▶ [THE PROBLEM]: Omit the pictures from the entries below and retype everything else exactly.

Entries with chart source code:

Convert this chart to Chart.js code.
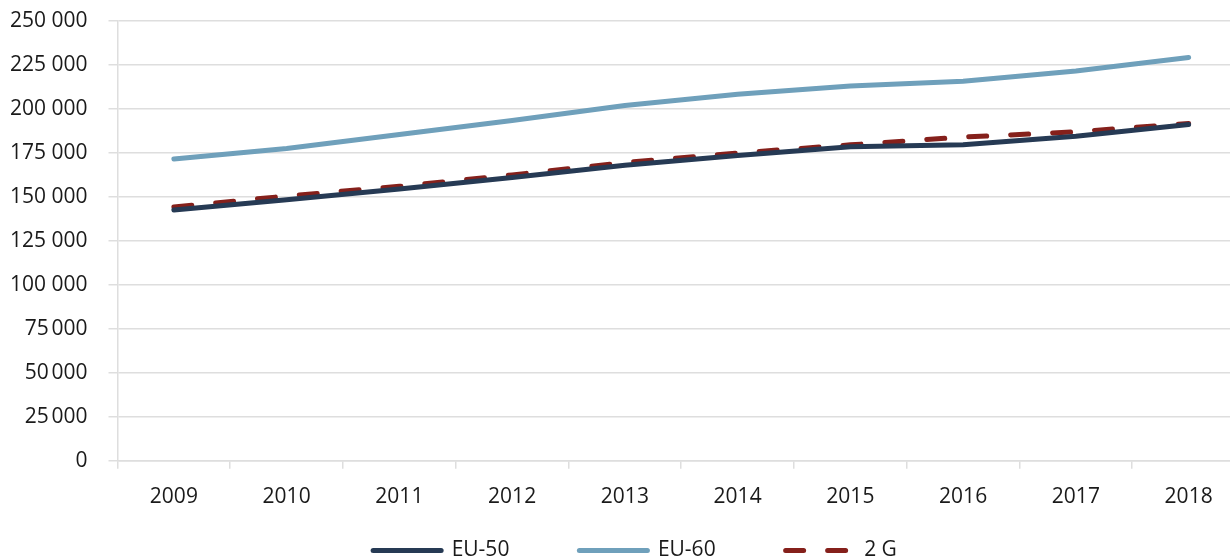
<!DOCTYPE html>
<html>
<head>
  <meta charset="UTF-8">
  <title>EU-50 / EU-60 / 2 G</title>
  <script src="https://cdn.jsdelivr.net/npm/chart.js"></script>
  <style>
    html, body { margin: 0; padding: 0; overflow: hidden; background: #fff; }
    #wrap { width: 1245px; height: 559px; }
  </style>
</head>
<body>
  <div id="wrap"><canvas id="chart" width="1245" height="559"></canvas></div>
  <script>
    const years = ['2009', '2010', '2011', '2012', '2013', '2014', '2015', '2016', '2017', '2018'];
    const eu50 = [142500, 148400, 154500, 161000, 168000, 173500, 178500, 179600, 184500, 191200];
    const eu60 = [171500, 177500, 185500, 193500, 202000, 208300, 213000, 215800, 221600, 229300];
    const g2   = [144300, 150500, 156000, 162500, 169500, 175000, 179600, 184000, 187000, 191800];

    const gridCol = '#dedede';
    const txtCol = '#1a1a1a';
    const family = "'Open Sans', 'Noto Sans', sans-serif";
    const axisFont = { family, size: 21 };
    const legFont = { family, size: 21 };
    const legGap = 70;

    function fmt(v) {
      if (v === 0) return '0';
      const s = String(v);
      const sep = v >= 100000 ? ' ' : '\u202F';
      return s.slice(0, -3) + sep + s.slice(-3);
    }

    // legend: wide gaps between items but a short box, placed like the original
    const legendFix = {
      id: 'legendFix',
      afterLayout(chart) {
        const lg = chart.legend;
        lg.right += 36;
        lg.top = lg.bottom - legGap - 19;
      }
    };

    new Chart(document.getElementById('chart'), {
      type: 'line',
      data: {
        labels: years,
        datasets: [
          { label: 'EU-50', data: eu50, borderColor: '#263a54', backgroundColor: '#263a54', borderWidth: 5, borderCapStyle: 'round', pointRadius: 0, tension: 0 },
          { label: 'EU-60', data: eu60, borderColor: '#6fa0bb', backgroundColor: '#6fa0bb', borderWidth: 5, borderCapStyle: 'round', pointRadius: 0, tension: 0 },
          { label: '2 G', data: g2, borderColor: '#85201b', backgroundColor: '#85201b', borderWidth: 5, borderCapStyle: 'round', borderDash: [18, 24], pointRadius: 0, tension: 0 }
        ]
      },
      plugins: [legendFix],
      options: {
        responsive: false,
        animation: false,
        layout: { padding: { top: 0, left: -11, right: 0, bottom: 0 } },
        plugins: {
          tooltip: { enabled: false },
          legend: {
            position: 'bottom',
            maxHeight: 33,
            labels: {
              usePointStyle: true,
              pointStyle: 'line',
              pointStyleWidth: 68,
              boxHeight: 5,
              padding: legGap,
              color: txtCol,
              font: legFont,
              generateLabels(chart) {
                return chart.data.datasets.map((ds, i) => ({
                  text: ds.label,
                  datasetIndex: i,
                  fillStyle: ds.borderColor,
                  strokeStyle: ds.borderColor,
                  fontColor: txtCol,
                  lineWidth: 5,
                  lineCap: 'round',
                  lineDash: ds.borderDash || [],
                  pointStyle: 'line',
                  hidden: false
                }));
              }
            }
          }
        },
        scales: {
          x: {
            offset: true,
            grid: { drawOnChartArea: false, color: gridCol, lineWidth: 1.5, tickLength: 8, offset: true },
            border: { color: gridCol, width: 1.5 },
            ticks: { color: txtCol, font: axisFont, padding: 16, maxRotation: 0 }
          },
          y: {
            min: 0, max: 250000,
            ticks: { stepSize: 25000, color: txtCol, font: axisFont, padding: 21, callback: v => fmt(v) },
            grid: { color: gridCol, lineWidth: 1.5, tickLength: 9 },
            border: { color: gridCol, width: 1.5 },
            afterFit(s) { s.paddingTop = 21; }
          }
        }
      }
    });
  </script>
</body>
</html>
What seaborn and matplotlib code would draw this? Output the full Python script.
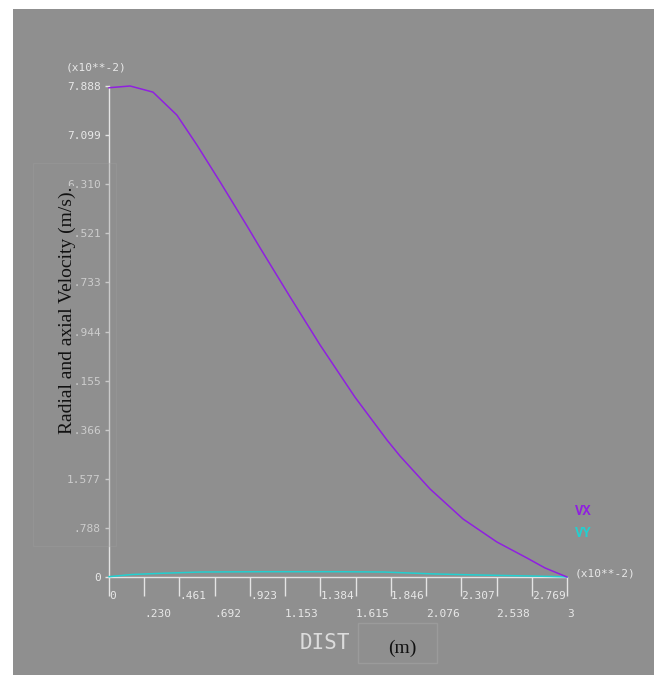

▶ [EXERCISE OUTPUT]:
Convert this chart to Chart.js code.
<!DOCTYPE html>
<html>
<head>
  <meta charset="UTF-8">
  <title>EU-50 / EU-60 / 2 G</title>
  <script src="https://cdn.jsdelivr.net/npm/chart.js"></script>
  <style>
    html, body { margin: 0; padding: 0; overflow: hidden; background: #fff; }
    #wrap { width: 1245px; height: 559px; }
  </style>
</head>
<body>
  <div id="wrap"><canvas id="chart" width="1245" height="559"></canvas></div>
  <script>
    const years = ['2009', '2010', '2011', '2012', '2013', '2014', '2015', '2016', '2017', '2018'];
    const eu50 = [142500, 148400, 154500, 161000, 168000, 173500, 178500, 179600, 184500, 191200];
    const eu60 = [171500, 177500, 185500, 193500, 202000, 208300, 213000, 215800, 221600, 229300];
    const g2   = [144300, 150500, 156000, 162500, 169500, 175000, 179600, 184000, 187000, 191800];

    const gridCol = '#dedede';
    const txtCol = '#1a1a1a';
    const family = "'Open Sans', 'Noto Sans', sans-serif";
    const axisFont = { family, size: 21 };
    const legFont = { family, size: 21 };
    const legGap = 70;

    function fmt(v) {
      if (v === 0) return '0';
      const s = String(v);
      const sep = v >= 100000 ? ' ' : '\u202F';
      return s.slice(0, -3) + sep + s.slice(-3);
    }

    // legend: wide gaps between items but a short box, placed like the original
    const legendFix = {
      id: 'legendFix',
      afterLayout(chart) {
        const lg = chart.legend;
        lg.right += 36;
        lg.top = lg.bottom - legGap - 19;
      }
    };

    new Chart(document.getElementById('chart'), {
      type: 'line',
      data: {
        labels: years,
        datasets: [
          { label: 'EU-50', data: eu50, borderColor: '#263a54', backgroundColor: '#263a54', borderWidth: 5, borderCapStyle: 'round', pointRadius: 0, tension: 0 },
          { label: 'EU-60', data: eu60, borderColor: '#6fa0bb', backgroundColor: '#6fa0bb', borderWidth: 5, borderCapStyle: 'round', pointRadius: 0, tension: 0 },
          { label: '2 G', data: g2, borderColor: '#85201b', backgroundColor: '#85201b', borderWidth: 5, borderCapStyle: 'round', borderDash: [18, 24], pointRadius: 0, tension: 0 }
        ]
      },
      plugins: [legendFix],
      options: {
        responsive: false,
        animation: false,
        layout: { padding: { top: 0, left: -11, right: 0, bottom: 0 } },
        plugins: {
          tooltip: { enabled: false },
          legend: {
            position: 'bottom',
            maxHeight: 33,
            labels: {
              usePointStyle: true,
              pointStyle: 'line',
              pointStyleWidth: 68,
              boxHeight: 5,
              padding: legGap,
              color: txtCol,
              font: legFont,
              generateLabels(chart) {
                return chart.data.datasets.map((ds, i) => ({
                  text: ds.label,
                  datasetIndex: i,
                  fillStyle: ds.borderColor,
                  strokeStyle: ds.borderColor,
                  fontColor: txtCol,
                  lineWidth: 5,
                  lineCap: 'round',
                  lineDash: ds.borderDash || [],
                  pointStyle: 'line',
                  hidden: false
                }));
              }
            }
          }
        },
        scales: {
          x: {
            offset: true,
            grid: { drawOnChartArea: false, color: gridCol, lineWidth: 1.5, tickLength: 8, offset: true },
            border: { color: gridCol, width: 1.5 },
            ticks: { color: txtCol, font: axisFont, padding: 16, maxRotation: 0 }
          },
          y: {
            min: 0, max: 250000,
            ticks: { stepSize: 25000, color: txtCol, font: axisFont, padding: 21, callback: v => fmt(v) },
            grid: { color: gridCol, lineWidth: 1.5, tickLength: 9 },
            border: { color: gridCol, width: 1.5 },
            afterFit(s) { s.paddingTop = 21; }
          }
        }
      }
    });
  </script>
</body>
</html>
What seaborn and matplotlib code would draw this? Output the full Python script.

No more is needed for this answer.